----- Data section

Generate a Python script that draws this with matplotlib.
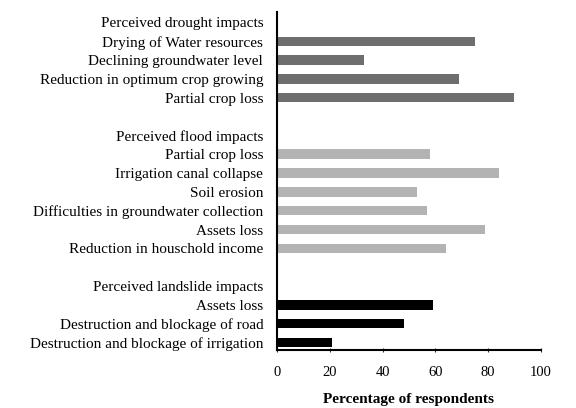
import matplotlib.pyplot as plt

plt.rcParams['font.family'] = ['Liberation Serif', 'DejaVu Serif']

drought_labels = ['Drying of Water resources', 'Declining groundwater level',
                  'Reduction in optimum crop growing', 'Partial crop loss']
drought_values = [75, 33, 69, 90]

flood_labels = ['Partial crop loss', 'Irrigation canal collapse', 'Soil erosion',
                'Difficulties in groundwater collection', 'Assets loss',
                'Reduction in houschold income']
flood_values = [58, 84, 53, 57, 79, 64]

landslide_labels = ['Assets loss', 'Destruction and blockage of road',
                    'Destruction and blockage of irrigation']
landslide_values = [59, 48, 21]

groups = [
    ('Perceived drought impacts', drought_labels, drought_values, '#6e6e6e'),
    ('Perceived flood impacts', flood_labels, flood_values, '#b3b3b3'),
    ('Perceived landslide impacts', landslide_labels, landslide_values, '#000000'),
]

fig = plt.figure(figsize=(5.76, 4.08), dpi=100)
ax = fig.add_axes([0.481, 0.142, 0.458, 0.829])

ylabels = []
pos = 0
for gi, (header, labels, values, color) in enumerate(groups):
    ylabels.append((pos, header))
    pos += 1
    for lab, val in zip(labels, values):
        ax.barh(pos, val, height=0.5, color=color)
        ylabels.append((pos, lab))
        pos += 1
    if gi < len(groups) - 1:
        pos += 1

ax.set_yticks([p for p, _ in ylabels])
ax.set_yticklabels([t for _, t in ylabels], fontsize=11)
ax.tick_params(axis='y', length=0, pad=10)
ax.set_ylim(pos - 1 + 0.4, -0.56)

ax.set_xlim(0, 100)
ax.set_xticks(range(0, 101, 20))
ax.tick_params(axis='x', labelsize=10.5, length=3, direction='inout', color='#333333', pad=10)
ax.set_xlabel('Percentage of respondents', fontsize=11, fontweight='bold', labelpad=10)

for s in ['top', 'right']:
    ax.spines[s].set_visible(False)
ax.spines['left'].set_linewidth(1.5)
ax.spines['bottom'].set_linewidth(1.5)

fig.savefig('out.png', dpi=100)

----------

— What you will do —
Everything from the first line of the listing above through the line that contains "plt.rcParams['font.family'] = ['Liberation" is to be restated word for word, minus the pictures.

— Answer to the task —
Generate a Python script that draws this with matplotlib.
import matplotlib.pyplot as plt

plt.rcParams['font.family'] = ['Liberation Serif', 'DejaVu Serif']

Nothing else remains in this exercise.